French writer/director Anne Fontaine envisions Gustav Flaubert’s classic 19th century novel “Madame Bovary” for contemporary times. The story revolves around Martin Joubert (Fabrice Lucchini), an unhappily married baker who fled from Paris to seek tranquility in the Normandy countryside. An avid reader, his favorite book is “Madame Bovary,” which was written in this same provincial village. Read on…
When a young British couple buys a rustic, dilapidated house nearby, he immediately befriends artistic Gemma (Gemma Arterton) and her furniture-restorer husband Charles (Jason Flemyng), who share the same surname – only they spell it “Bovery.”
In an erotic sequence reminiscent of “Chocolat,” Martin offers to teach Gemma how to bake bread and, literally, salivates as he watchers her knead her first baguette in his steamy kitchen.

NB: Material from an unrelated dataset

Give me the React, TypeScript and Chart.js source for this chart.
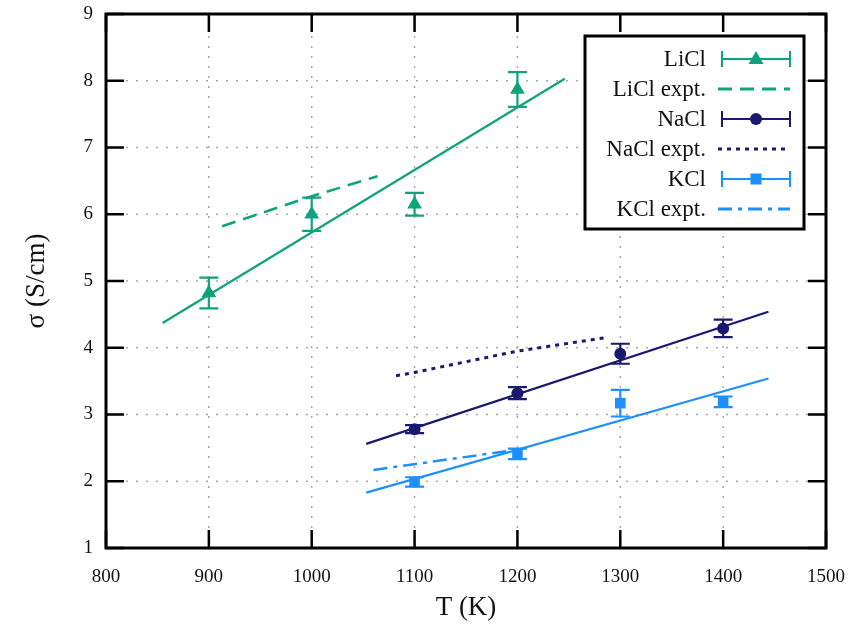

In Martin’s fanciful imagination, there’s a distinct parallel between ill-fated Emma Bovary and flirtatious Gemma. Like her fictional counterpart, bored housewife Gemma impulsively embarks on an adulterous affair with an aristocratic law student, Herve de Bressigny (Niels Schneider), who is ostensibly studying in his family’s chateau.
Working with co-scriptwriter Pascal Bonitzer, Anne Fontaine (“Coco Before Chanel,” “Adore”) has adapted the graphic novel by Posy Simmonds, whose update of “Far From the Madding Crowd” became Stephen Frears’ “Tamara Drew,” also starring Gemma Arterton. It’s a clever conceit.
In a New York Times interview, Ms. Fontaine explained, “In French, we have the word ‘bovarysme,’ which means never being satisfied, always hoping for something that never arrives. We all have that, and it’s what makes Emma so universal.”
Comic actor Fabrice Lucchini is superb, reflecting middle-aged Martin’s obsessive, long-suppressed sexuality, while lovely Gemma Arterton embodies his lustful fantasies. That’s epitomized most blatantly when a bee stings Gemma’s back and she insists that besotted Martin unbutton her dress and lasciviously suck out the venom.
In French with English subtitles, on the Granger Movie Gauge of 1 to 10, “Gemma Bovary” is a sensual, satirical 6, making your mouth water – for fresh, flaky croissants.